Yuan Yu, founder of Shanghai-based quantitative hedge fund Mingshi, recognised an opportunity when several intern prospects studying in the US said they were struggling to complete their PhDs amid university funding cuts and stricter visa policies under President Donald Trump.

“They told us that their supervisor’s funding had been cut, so they couldn’t continue their studies,” said Yuan, whose investment firm manages US$2.5 billion in assets. “They felt lost and didn’t know what to do. This prompted us to consider extending our internship offers to full-time job offers.”

By seizing the chance to snap up the candidates, Mingshi echoed a larger trend in China’s rapidly evolving quant hedge fund sector. The US upheaval in academia – and the government’s antipathy towards foreign students – is helping such funds secure the brain power that they will need to harness China’s breakthroughs in artificial intelligence (AI) and fuel their expansion beyond the domestic market.

Companies like Mingshi often compete against local rivals and larger, more established global giants for the world’s top scientists and engineers, many of whom would have stayed in the US in the past.

“We are hungry for top talent,” Yuan said. “In the past two to three years, we have been offering salaries that are higher than some of the top US firms.”

The sector has been growing rapidly.
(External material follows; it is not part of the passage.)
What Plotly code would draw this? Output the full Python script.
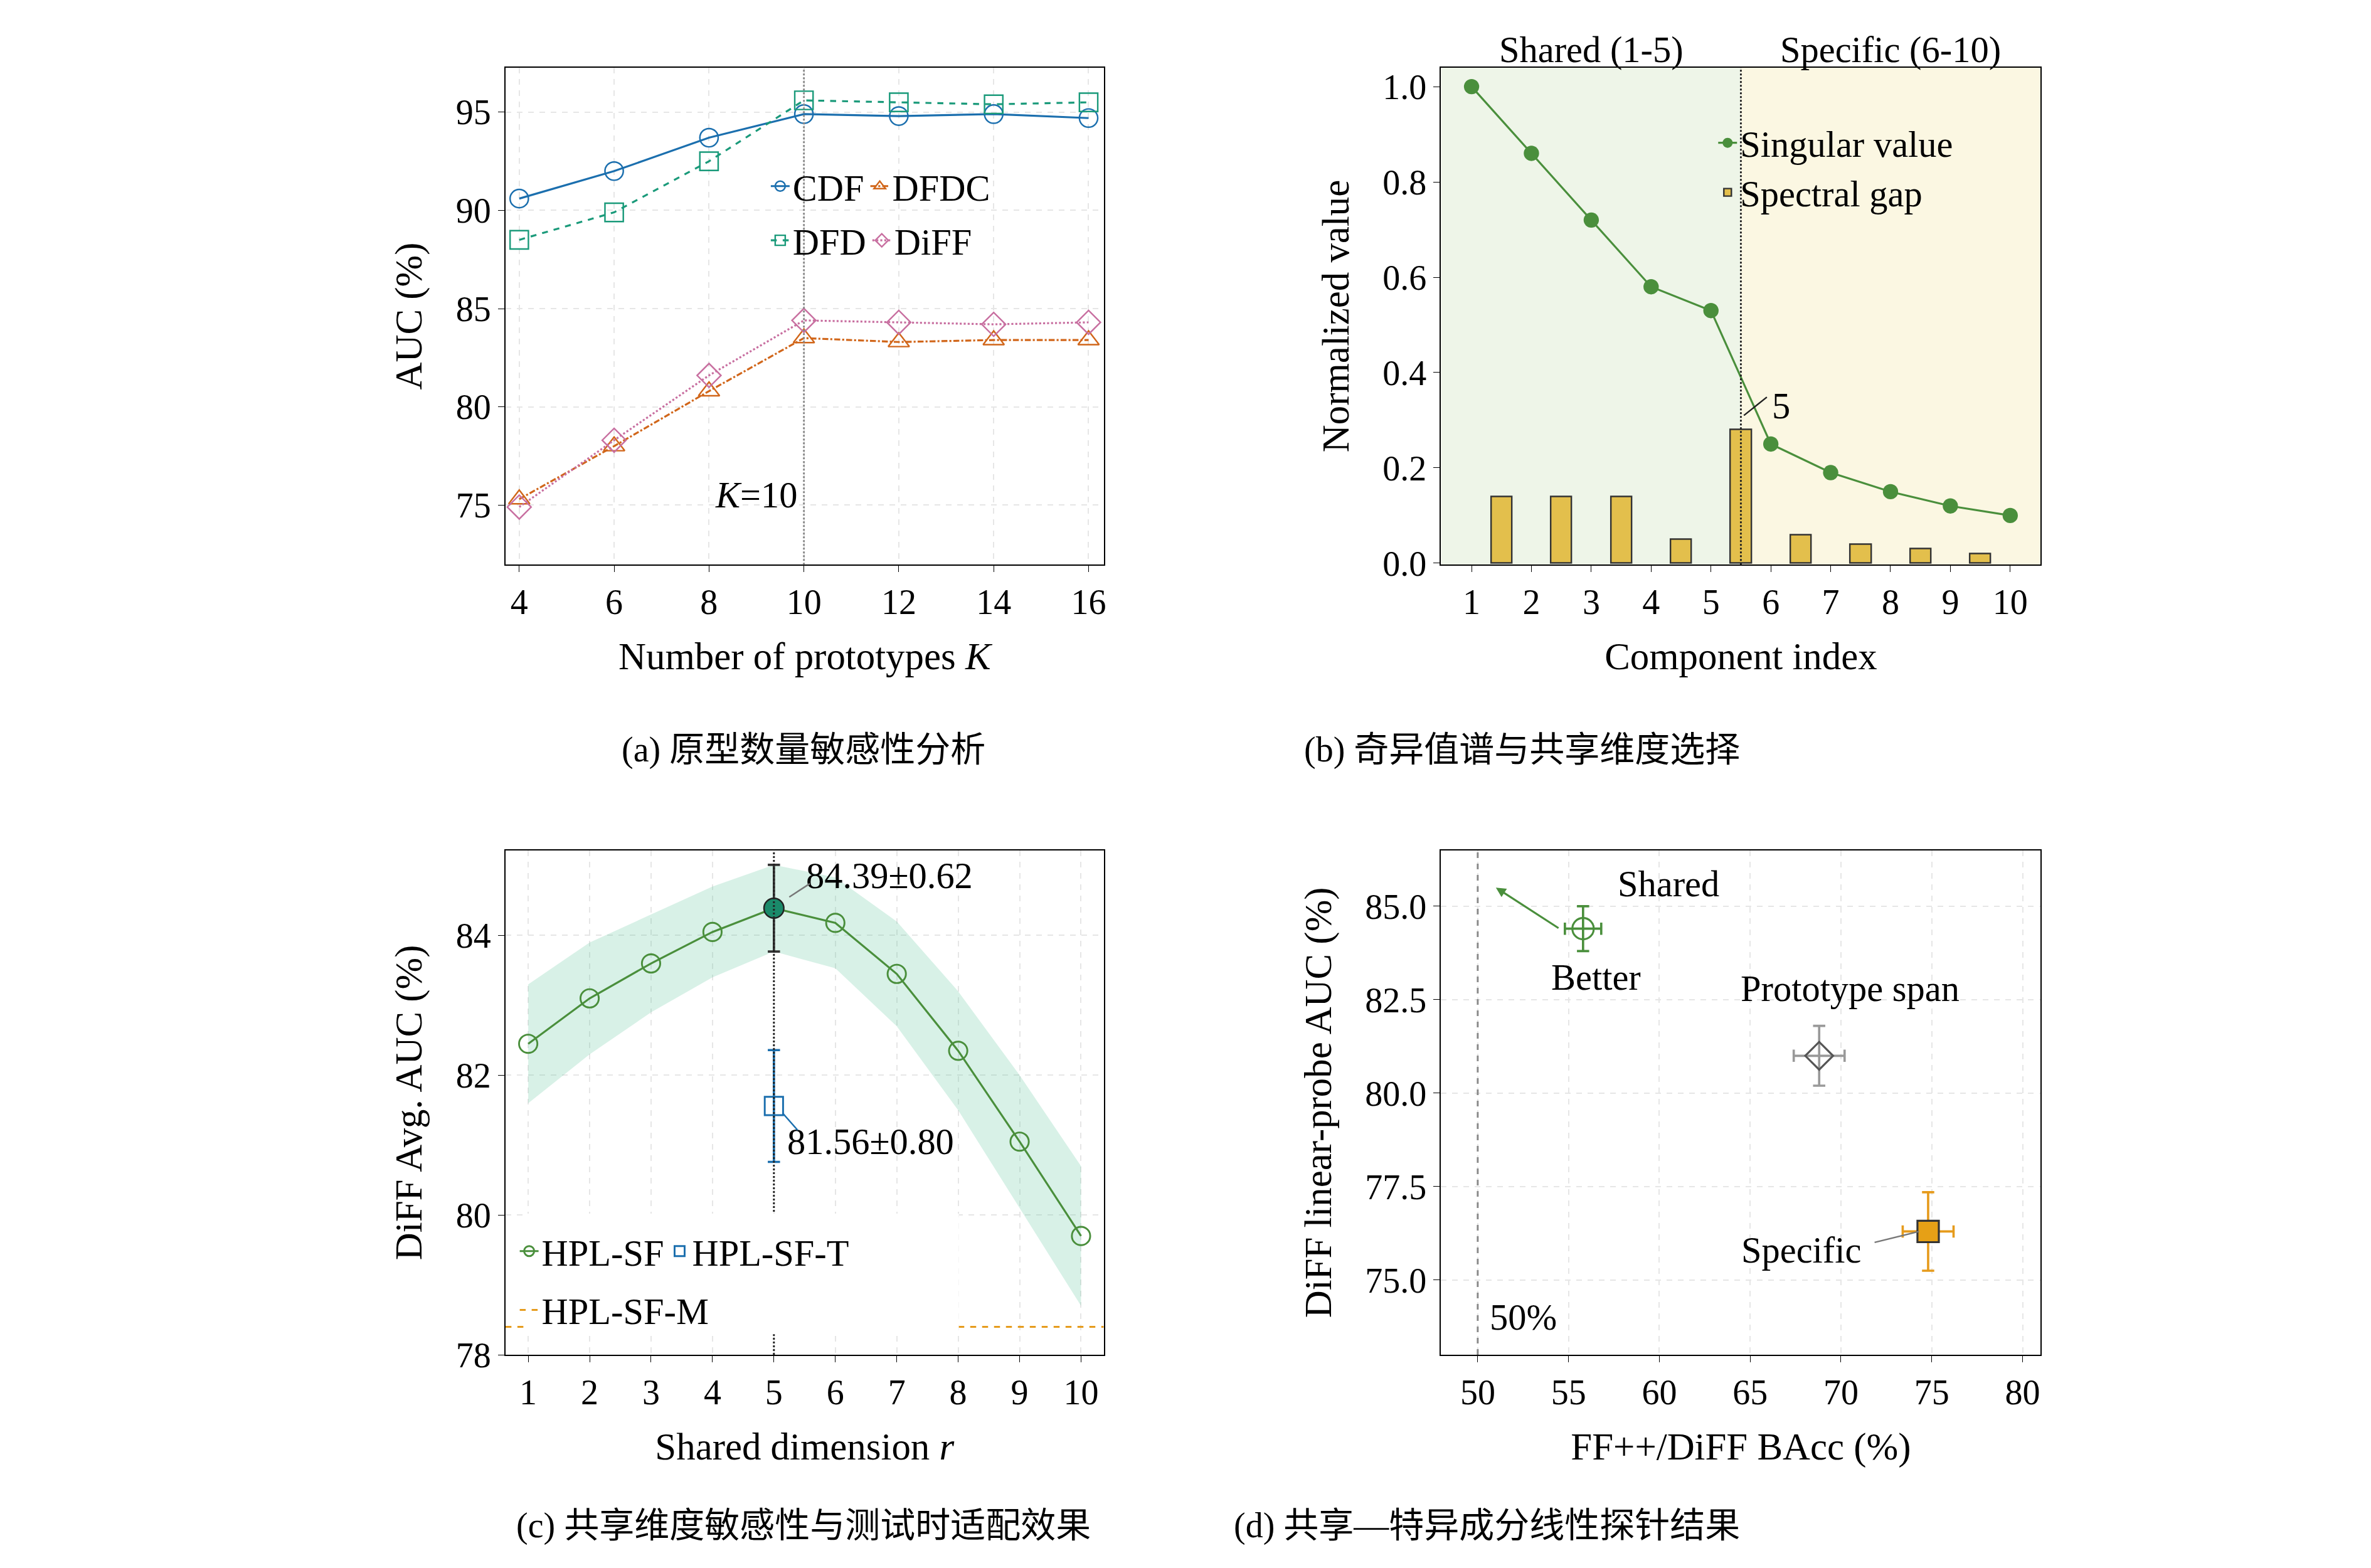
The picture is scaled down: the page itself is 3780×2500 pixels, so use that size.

The yuan-denominated market is now the world’s second largest, with a combined capitalisation of more than US$11 trillion, feeding demand for financial products aimed at wealth preservation or hedging.

Quant products managed by domestic hedge fund firms totalled 837 billion yuan (US$117 billion) at the end of 2024, with 768 billion yuan invested in stocks, according to Citic Securities. Such products from mutual-fund firms, mostly index-reinforcing offerings, held 295 billion yuan, it said.